## [OBJECTIVE]
Retype the data that follows line by line, exactly, and leave its pictures out.

+--

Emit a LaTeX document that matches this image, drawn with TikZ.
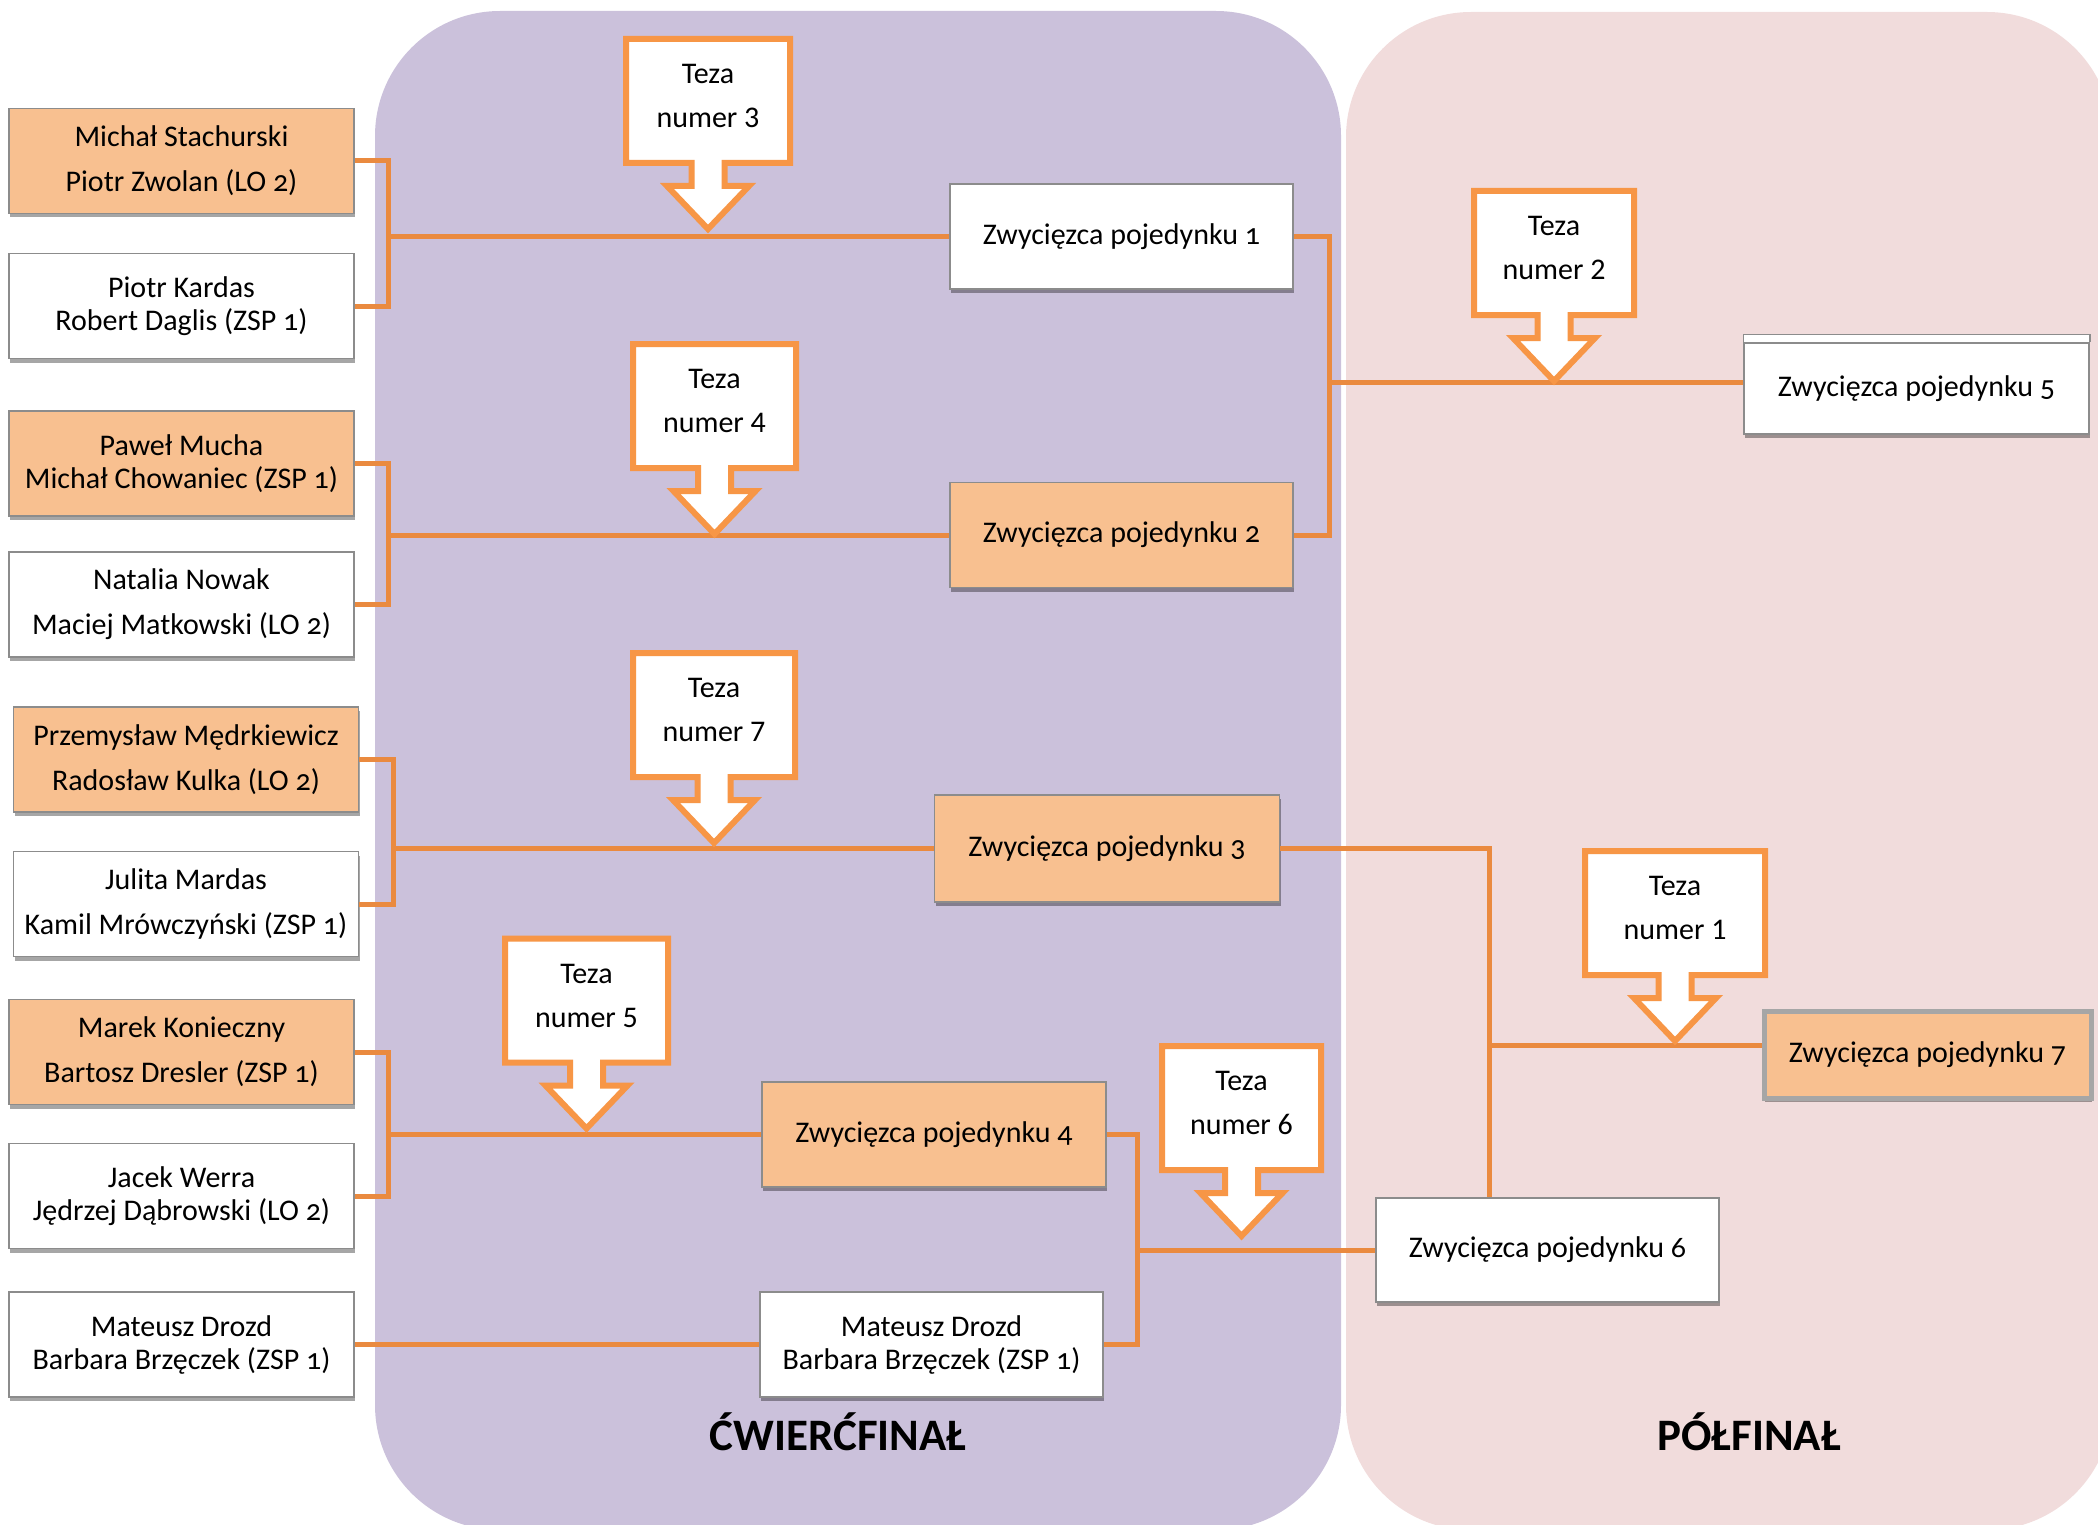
\documentclass[tikz,border=0pt]{standalone}
\usepackage{fontspec}
\setmainfont{Carlito}[Numbers=OldStyle]
\newfontfamily\tezafont{Carlito}[Numbers=Lining]
\usepackage{tikz}
\usetikzlibrary{shadows}

\definecolor{kwarc}{HTML}{CBC1DB}
\definecolor{polfin}{HTML}{F1DCDC}
\definecolor{pomar}{HTML}{F8C090}
\definecolor{linia}{HTML}{EA8A3F}
\definecolor{ramka}{HTML}{F79646}
\definecolor{szary}{HTML}{8C8C8C}

% callout: name, centre x, top y, width, number
\newcommand{\teza}[5]{%
    \draw[tezaline] ({#2-#4/2},#3) -- ++(#4,0) -- ++(0,124) -- ({#2+16.5},{#3+124})
        -- ++(0,23) -- ++(24.5,0) -- ({#2},{#3+190}) -- ({#2-41},{#3+147}) -- ++(24.5,0)
        -- ++(0,-23) -- ({#2-#4/2},{#3+124}) -- cycle;
    \node[tezatext] (#1) at (#2,{#3+57}) {Teza\\numer #5};
}

\begin{document}
\begin{tikzpicture}[x=1pt, y=-1pt,
    pairbox/.style={draw=szary, line width=1.5pt, fill=white, minimum width=345, minimum height=105,
        inner sep=0pt, align=center, font=\fontsize{30}{45}\selectfont,
        drop shadow={shadow xshift=1pt, shadow yshift=-4pt, opacity=0.35, fill=black}},
    winfill/.style={fill=pomar},
    tight/.style={font=\fontsize{30}{33}\selectfont},
    conn/.style={draw=linia, line width=5pt},
    tezaline/.style={draw=ramka, line width=6pt, fill=white},
    tezatext/.style={align=center, font=\tezafont\fontsize{30}{44}\selectfont},
    etap/.style={font=\bfseries\fontsize{45}{50}\selectfont}]

    \useasboundingbox (0,0) rectangle (2098,1525);
    \clip (0,0) rectangle (2098,1525);

    % stages
    \fill[kwarc, rounded corners=125] (375,11) rectangle (1341,1530);
    \fill[polfin, rounded corners=125] (1346,12) rectangle (2112,1530);
    \node[etap] (cwierc) at (838,1432) {ĆWIERĆFINAŁ};
    \node[etap] (polf) at (1749,1432) {PÓŁFINAŁ};

    % pairs
    \node[pairbox, winfill] (p1) at (181.5,161) {Michał Stachurski\\Piotr Zwolan (LO 2)};
    \node[pairbox, tight] (p2) at (181.5,306) {Piotr Kardas\\Robert Daglis (ZSP 1)};
    \node[pairbox, winfill, tight] (p3) at (181.5,463.5) {Paweł Mucha\\Michał Chowaniec (ZSP 1)};
    \node[pairbox] (p4) at (181.5,604.5) {Natalia Nowak\\Maciej Matkowski (LO 2)};
    \node[pairbox, winfill] (p5) at (186,759.5) {Przemysław Mędrkiewicz\\Radosław Kulka (LO 2)};
    \node[pairbox] (p6) at (186,904) {Julita Mardas\\Kamil Mrówczyński (ZSP 1)};
    \node[pairbox, winfill] (p7) at (181.5,1052) {Marek Konieczny\\Bartosz Dresler (ZSP 1)};
    \node[pairbox, tight] (p8) at (181.5,1196) {Jacek Werra\\Jędrzej Dąbrowski (LO 2)};
    \node[pairbox, tight] (p9) at (181.5,1344.5) {Mateusz Drozd\\Barbara Brzęczek (ZSP 1)};

    % winners
    \node[pairbox, minimum width=343] (z1) at (1121.5,236.5) {Zwycięzca pojedynku 1};
    \node[pairbox, winfill, minimum width=343] (z2) at (1121.5,535) {Zwycięzca pojedynku 2};
    \node[pairbox, winfill, minimum height=107] (z3) at (1107,848.5) {Zwycięzca pojedynku 3};
    \node[pairbox, winfill, minimum width=344] (z4) at (934,1134.5) {Zwycięzca pojedynku 4};
    \node[pairbox, tight, minimum width=343] (p9b) at (931.5,1344.5) {Mateusz Drozd\\Barbara Brzęczek (ZSP 1)};
    \node[pairbox, minimum width=343, minimum height=104] (z6) at (1547.5,1250) {Zwycięzca pojedynku 6};
    \node[pairbox, minimum height=91] (z5) at (1916.5,388.5) {Zwycięzca pojedynku 5};
    \draw[szary, line width=1.5pt, fill=white] (z5.north west) -- ([yshift=8pt]z5.north west)
        -- ([yshift=8pt]z5.north east) -- (z5.north east);
    \node[pairbox, winfill, draw=black!35, line width=5pt, minimum width=327, minimum height=87] (z7) at (1927.5,1054.5) {Zwycięzca pojedynku 7};

    % brackets
    \draw[conn] (p1.east) -- ++(34,0) coordinate (j1) |- (p2.east);
    \draw[conn] (j1 |- z1.west) -- (z1.west);
    \draw[conn] (p3.east) -- ++(34,0) coordinate (j2) |- (p4.east);
    \draw[conn] (j2 |- z2.west) -- (z2.west);
    \draw[conn] (p5.east) -- ++(34,0) coordinate (j3) |- (p6.east);
    \draw[conn] (j3 |- z3.west) -- (z3.west);
    \draw[conn] (p7.east) -- ++(34,0) coordinate (j4) |- (p8.east);
    \draw[conn] (j4 |- z4.west) -- (z4.west);
    \draw[conn] (p9.east) -- (p9b.west);
    \coordinate (w5) at ([yshift=6pt]z5.west);
    \draw[conn] (z1.east) -- ++(36,0) coordinate (j5) |- (z2.east);
    \draw[conn] (j5 |- w5) -- (w5);
    \draw[conn] (z4.east) -- ++(31,0) coordinate (j6) |- (p9b.east);
    \draw[conn] (j6 |- z6.west) -- (z6.west);
    \coordinate (j7) at ([xshift=-58pt]z6.north);
    \coordinate (w7) at ([yshift=9pt]z7.west);
    \draw[conn] (z3.east) -| (j7);
    \draw[conn] (j7 |- w7) -- (w7);

    % theses
    \teza{t3}{708}{39}{164}{3}
    \teza{t4}{714.5}{344}{163}{4}
    \teza{t7}{714}{653}{162}{7}
    \teza{t5}{586.5}{938.5}{163}{5}
    \teza{t2}{1554}{191}{160}{2}
    \teza{t1}{1675}{851}{180}{1}
    \teza{t6}{1241.5}{1046}{159}{6}
\end{tikzpicture}
\end{document}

+--

## [TASK RESPONSE]
Emit a LaTeX document that matches this image, drawn with TikZ.
\documentclass[tikz,border=0pt]{standalone}
\usepackage{fontspec}
\setmainfont{Carlito}[Numbers=OldStyle]
\newfontfamily\tezafont{Carlito}[Numbers=Lining]
\usepackage{tikz}
\usetikzlibrary{shadows}

\definecolor{kwarc}{HTML}{CBC1DB}
\definecolor{polfin}{HTML}{F1DCDC}
\definecolor{pomar}{HTML}{F8C090}
\definecolor{linia}{HTML}{EA8A3F}
\definecolor{ramka}{HTML}{F79646}
\definecolor{szary}{HTML}{8C8C8C}

% callout: name, centre x, top y, width, number
\newcommand{\teza}[5]{%
    \draw[tezaline] ({#2-#4/2},#3) -- ++(#4,0) -- ++(0,124) -- ({#2+16.5},{#3+124})
        -- ++(0,23) -- ++(24.5,0) -- ({#2},{#3+190}) -- ({#2-41},{#3+147}) -- ++(24.5,0)
        -- ++(0,-23) -- ({#2-#4/2},{#3+124}) -- cycle;
    \node[tezatext] (#1) at (#2,{#3+57}) {Teza\\numer #5};
}

\begin{document}
\begin{tikzpicture}[x=1pt, y=-1pt,
    pairbox/.style={draw=szary, line width=1.5pt, fill=white, minimum width=345, minimum height=105,
        inner sep=0pt, align=center, font=\fontsize{30}{45}\selectfont,
        drop shadow={shadow xshift=1pt, shadow yshift=-4pt, opacity=0.35, fill=black}},
    winfill/.style={fill=pomar},
    tight/.style={font=\fontsize{30}{33}\selectfont},
    conn/.style={draw=linia, line width=5pt},
    tezaline/.style={draw=ramka, line width=6pt, fill=white},
    tezatext/.style={align=center, font=\tezafont\fontsize{30}{44}\selectfont},
    etap/.style={font=\bfseries\fontsize{45}{50}\selectfont}]

    \useasboundingbox (0,0) rectangle (2098,1525);
    \clip (0,0) rectangle (2098,1525);

    % stages
    \fill[kwarc, rounded corners=125] (375,11) rectangle (1341,1530);
    \fill[polfin, rounded corners=125] (1346,12) rectangle (2112,1530);
    \node[etap] (cwierc) at (838,1432) {ĆWIERĆFINAŁ};
    \node[etap] (polf) at (1749,1432) {PÓŁFINAŁ};

    % pairs
    \node[pairbox, winfill] (p1) at (181.5,161) {Michał Stachurski\\Piotr Zwolan (LO 2)};
    \node[pairbox, tight] (p2) at (181.5,306) {Piotr Kardas\\Robert Daglis (ZSP 1)};
    \node[pairbox, winfill, tight] (p3) at (181.5,463.5) {Paweł Mucha\\Michał Chowaniec (ZSP 1)};
    \node[pairbox] (p4) at (181.5,604.5) {Natalia Nowak\\Maciej Matkowski (LO 2)};
    \node[pairbox, winfill] (p5) at (186,759.5) {Przemysław Mędrkiewicz\\Radosław Kulka (LO 2)};
    \node[pairbox] (p6) at (186,904) {Julita Mardas\\Kamil Mrówczyński (ZSP 1)};
    \node[pairbox, winfill] (p7) at (181.5,1052) {Marek Konieczny\\Bartosz Dresler (ZSP 1)};
    \node[pairbox, tight] (p8) at (181.5,1196) {Jacek Werra\\Jędrzej Dąbrowski (LO 2)};
    \node[pairbox, tight] (p9) at (181.5,1344.5) {Mateusz Drozd\\Barbara Brzęczek (ZSP 1)};

    % winners
    \node[pairbox, minimum width=343] (z1) at (1121.5,236.5) {Zwycięzca pojedynku 1};
    \node[pairbox, winfill, minimum width=343] (z2) at (1121.5,535) {Zwycięzca pojedynku 2};
    \node[pairbox, winfill, minimum height=107] (z3) at (1107,848.5) {Zwycięzca pojedynku 3};
    \node[pairbox, winfill, minimum width=344] (z4) at (934,1134.5) {Zwycięzca pojedynku 4};
    \node[pairbox, tight, minimum width=343] (p9b) at (931.5,1344.5) {Mateusz Drozd\\Barbara Brzęczek (ZSP 1)};
    \node[pairbox, minimum width=343, minimum height=104] (z6) at (1547.5,1250) {Zwycięzca pojedynku 6};
    \node[pairbox, minimum height=91] (z5) at (1916.5,388.5) {Zwycięzca pojedynku 5};
    \draw[szary, line width=1.5pt, fill=white] (z5.north west) -- ([yshift=8pt]z5.north west)
        -- ([yshift=8pt]z5.north east) -- (z5.north east);
    \node[pairbox, winfill, draw=black!35, line width=5pt, minimum width=327, minimum height=87] (z7) at (1927.5,1054.5) {Zwycięzca pojedynku 7};

    % brackets
    \draw[conn] (p1.east) -- ++(34,0) coordinate (j1) |- (p2.east);
    \draw[conn] (j1 |- z1.west) -- (z1.west);
    \draw[conn] (p3.east) -- ++(34,0) coordinate (j2) |- (p4.east);
    \draw[conn] (j2 |- z2.west) -- (z2.west);
    \draw[conn] (p5.east) -- ++(34,0) coordinate (j3) |- (p6.east);
    \draw[conn] (j3 |- z3.west) -- (z3.west);
    \draw[conn] (p7.east) -- ++(34,0) coordinate (j4) |- (p8.east);
    \draw[conn] (j4 |- z4.west) -- (z4.west);
    \draw[conn] (p9.east) -- (p9b.west);
    \coordinate (w5) at ([yshift=6pt]z5.west);
    \draw[conn] (z1.east) -- ++(36,0) coordinate (j5) |- (z2.east);
    \draw[conn] (j5 |- w5) -- (w5);
    \draw[conn] (z4.east) -- ++(31,0) coordinate (j6) |- (p9b.east);
    \draw[conn] (j6 |- z6.west) -- (z6.west);
    \coordinate (j7) at ([xshift=-58pt]z6.north);
    \coordinate (w7) at ([yshift=9pt]z7.west);
    \draw[conn] (z3.east) -| (j7);
    \draw[conn] (j7 |- w7) -- (w7);

    % theses
    \teza{t3}{708}{39}{164}{3}
    \teza{t4}{714.5}{344}{163}{4}
    \teza{t7}{714}{653}{162}{7}
    \teza{t5}{586.5}{938.5}{163}{5}
    \teza{t2}{1554}{191}{160}{2}
    \teza{t1}{1675}{851}{180}{1}
    \teza{t6}{1241.5}{1046}{159}{6}
\end{tikzpicture}
\end{document}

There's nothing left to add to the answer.